此时远在另一边巴西村的南宫墨,每天包受磨难,堪称人间炼狱。
等治病药材搜齐之后已是第八天了,次日早上崔大夫就开始帮他医治双脚。
崔太夫唤来两个帮手,这两人常年跟在他身边学了不少看病治伤的本事。
年长者四十多岁叫高德富,年轻者叫阿布。阿布在屋外负责用砂锅熬药,德富在木房里帮崔大夫打下手。
崔大夫看了眼候在床前边上的柳叔和关文杰,挥手道,你俩在这真碍眼,哪凉快去哪。
柳叔诚恳道,我们就站一旁,保证不打扰你治疗。
对对,关文杰赶紧附和一下。
崔大夫阴阳怪气道,怎么不相信我的医术。
你们先出去,等会不管发出什么动静都不要进来。南宫墨躺在床上命令道。
等两人离开屋里,高德富还特意把门关起来插好门栓。
崔大夫慢悠悠道,等会实在忍不住可以叫出来。然后又吩咐,德富,卷个厚布条塞他嘴里。
他双手则在南宫墨的脚上来回用力按了几遍,然后往大腿上扎了几根银针。又吩咐道,德富,拿木棍由下往上死命的招呼,就这两截部位。说完自动往后退了好几步。

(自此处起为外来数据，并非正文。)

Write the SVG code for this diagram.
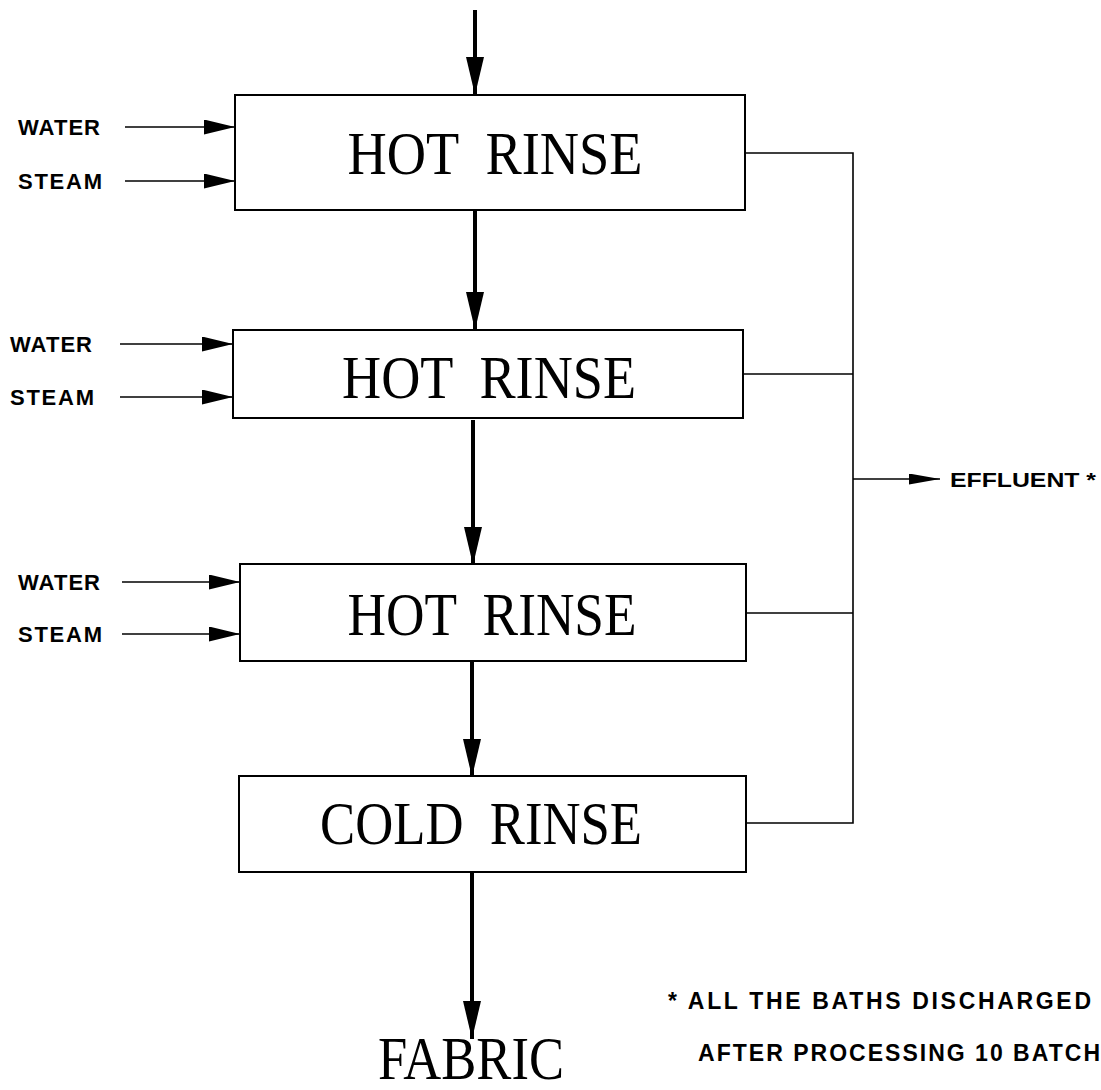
<svg xmlns="http://www.w3.org/2000/svg" width="1101" height="1090" viewBox="0 0 1101 1090">
  <style>
    text { white-space: pre; }
    .box { fill: #fff; stroke: #000; stroke-width: 2; }
    .title { font-family: "Liberation Serif", "Times New Roman", serif; font-size: 62px; fill: #000; }
    .label { font-family: "Liberation Sans", Arial, sans-serif; font-weight: bold; font-size: 22px; fill: #000; }
    .small { font-size: 20px; }
    .note { font-family: "Liberation Sans", Arial, sans-serif; font-weight: bold; font-size: 23px; fill: #000; }
    .flow { stroke: #000; stroke-width: 4; fill: none; }
    .feed { stroke: #000; stroke-width: 1.6; fill: none; }
    .drain { stroke: #000; stroke-width: 1.6; fill: none; }
  </style>
  <defs>
    <marker id="headBig" viewBox="0 0 38 18" refX="38" refY="9" markerWidth="38" markerHeight="18" markerUnits="userSpaceOnUse" orient="auto">
      <path d="M0,0 L38,9 L0,18 Z" fill="#000"/>
    </marker>
    <marker id="headFeed" viewBox="0 0 31 15" refX="31" refY="7.5" markerWidth="31" markerHeight="15" markerUnits="userSpaceOnUse" orient="auto">
      <path d="M0,0 L31,7.5 L0,15 Z" fill="#000"/>
    </marker>
    <marker id="headOut" viewBox="0 0 31 11" refX="31" refY="5.5" markerWidth="31" markerHeight="11" markerUnits="userSpaceOnUse" orient="auto">
      <path d="M0,0 L31,5.5 L0,11 Z" fill="#000"/>
    </marker>
  </defs>

  <rect width="1101" height="1090" fill="#fff"/>

  <!-- connectors -->
  <g id="connectors">
    <!-- fabric flow -->
    <line class="flow" x1="475" y1="10" x2="475" y2="95" marker-end="url(#headBig)"/>
    <line class="flow" x1="475" y1="211" x2="475" y2="330" marker-end="url(#headBig)"/>
    <line class="flow" x1="473" y1="420" x2="473" y2="565" marker-end="url(#headBig)"/>
    <line class="flow" x1="472" y1="662" x2="472" y2="777" marker-end="url(#headBig)"/>
    <line class="flow" x1="472" y1="873" x2="472" y2="1039" marker-end="url(#headBig)"/>
    <!-- water / steam feeds -->
    <line class="feed" x1="125" y1="127" x2="235" y2="127" marker-end="url(#headFeed)"/>
    <line class="feed" x1="125" y1="181" x2="235" y2="181" marker-end="url(#headFeed)"/>
    <line class="feed" x1="120" y1="344" x2="233" y2="344" marker-end="url(#headFeed)"/>
    <line class="feed" x1="120" y1="397" x2="233" y2="397" marker-end="url(#headFeed)"/>
    <line class="feed" x1="122" y1="582" x2="240" y2="582" marker-end="url(#headFeed)"/>
    <line class="feed" x1="122" y1="634" x2="240" y2="634" marker-end="url(#headFeed)"/>
    <!-- effluent collector -->
    <polyline class="drain" points="745,153 853,153 853,823 746,823"/>
    <line class="drain" x1="743" y1="374" x2="853" y2="374"/>
    <line class="drain" x1="746" y1="613" x2="853" y2="613"/>
    <line class="drain" x1="853" y1="479" x2="940" y2="479" marker-end="url(#headOut)"/>
  </g>

  <g id="hot-rinse-1">
    <rect class="box" x="235" y="95" width="510" height="115"/>
    <text class="title" x="495" y="174" text-anchor="middle" textLength="295" lengthAdjust="spacingAndGlyphs">HOT  RINSE</text>
  </g>
  <g id="hot-rinse-2">
    <rect class="box" x="233" y="330" width="510" height="88"/>
    <text class="title" x="489" y="398" text-anchor="middle" textLength="294" lengthAdjust="spacingAndGlyphs">HOT  RINSE</text>
  </g>
  <g id="hot-rinse-3">
    <rect class="box" x="240" y="564" width="506" height="97"/>
    <text class="title" x="492" y="635" text-anchor="middle" textLength="289" lengthAdjust="spacingAndGlyphs">HOT  RINSE</text>
  </g>
  <g id="cold-rinse">
    <rect class="box" x="239" y="776" width="507" height="96"/>
    <text class="title" x="481" y="844" text-anchor="middle" textLength="322" lengthAdjust="spacingAndGlyphs">COLD  RINSE</text>
  </g>

  <g id="inputs">
    <text class="label" x="18" y="135" textLength="82" lengthAdjust="spacing">WATER</text>
    <text class="label" x="18" y="189" textLength="84" lengthAdjust="spacing">STEAM</text>
    <text class="label" x="10" y="352" textLength="82" lengthAdjust="spacing">WATER</text>
    <text class="label" x="10" y="405" textLength="84" lengthAdjust="spacing">STEAM</text>
    <text class="label" x="18" y="590" textLength="82" lengthAdjust="spacing">WATER</text>
    <text class="label" x="18" y="642" textLength="84" lengthAdjust="spacing">STEAM</text>
  </g>

  <g id="effluent">
    <text class="label small" x="950" y="487" textLength="146" lengthAdjust="spacingAndGlyphs">EFFLUENT *</text>
  </g>

  <g id="fabric">
    <text class="title" x="471" y="1079" text-anchor="middle" font-size="49" textLength="186" lengthAdjust="spacingAndGlyphs">FABRIC</text>
  </g>

  <g id="footnote">
    <text class="note" x="668" y="1009" textLength="423" lengthAdjust="spacing">* ALL THE BATHS DISCHARGED</text>
    <text class="note" x="698" y="1061" textLength="402" lengthAdjust="spacing">AFTER PROCESSING 10 BATCH</text>
  </g>
</svg>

德富双手紧握着碗口大的粗木条,得到南宫墨的点头示意,毫不犹豫的动手了。
南宫墨不得不咬紧布条,双手死死的抓牢床沿和被单。紧接着一阵阵撕心裂肺的疼痛蔓延,痛得南宫墨的面容扭曲,全身哆嗦,冷汗淋淋。在这种锥心蚀骨,痛不欲生的折磨下,南宫墨彻底晕了过去。
他晕过去的时候脑海里闪电般的出现坦坎拉森林被俘辱时,那种暗无天日,受尽折磨痛不欲生的画面。
崔大夫看到他晕过去及时制止了德富打腿的动作道,把木桶捣烂的草药用纱布全部敷在重伤的部位,然后再用木板固定好他的双脚,最后让他自然醒过来。
屋子外边,柳叔焦急的来回走动,关文杰则是附耳在门上试图知道里面究竟是什么情况。阿布坐在木墩上,断断续续的给砂锅加火添木材。
他看到两人的举动安慰道,你们尽管放心,崔大夫堪称赛华佗,没有他治不好的病,墨大哥一定能重新站起来的。
关文杰看了一眼依旧保持刚才的动作。倒是柳叔走了过去,和他闲聊起崔大夫的治病救人的生平事迹。
南宫墨一直昏睡了五个小时才醒来,柳叔看到他脸色煞白,全身虚弱的模样,心里止不住的心疼。就让他躺在床上慢慢的往他口里喂着稀饭。
这时阿布端着一大碗黑乎乎的药汁进来了,墨大哥,趁热把药喝了吧。从今天起,早中晚各喝一碗。
柳叔把碗接过来,然后用勺子小心的往他嘴里喂,可惜倒流出来比喝的还多。
把我扶起来。南宫墨开口道。
于是三人小心翼翼的移动他,一番折腾下来南宫墨痛得直冒冷汗,最后忍着难闻作呕的药味,一口气喝完了。得知柳叔和关文杰还未吃饭,南宫墨表示自己还好,让他们都出去。
最后留下来的是阿布,闲聊得知柳大夫和高德富又进山采药了。
从他的口中南宫墨大概知道自己治病的过程了,首先得得碎骨重拼,敷新鲜草药持续一个疗程,然后药汁泡脚,加上崔大夫的独门推拿法和针灸等。
阿布最后激动道,墨大哥,虽然治疗的这段过程很辛苦,但你只要坚持下来,一定能重新站起来的。
南宫墨被他的热情感染了,又像是自我安慰,嗯,会站起来的。
阿布犹豫了好一会才问道,墨大哥,你真能给我们巴西村通路。
是的,工程巨大,需要很长时间才能完成。南宫墨问道,你想出巴西村,到外面看看吗?
想,当然想,我十六岁才开始跟长辈们出去备年货。一年才出一次山,镇上好吃好玩的东西真的是太多了。最后补充道,墨大哥,你真是我们巴西村的大恩人。
过奖了,你们才是我的恩人。南宫墨在心里念道,是巴西村给予我重新站起来的机会,同时给予我重新追求爱情的勇气。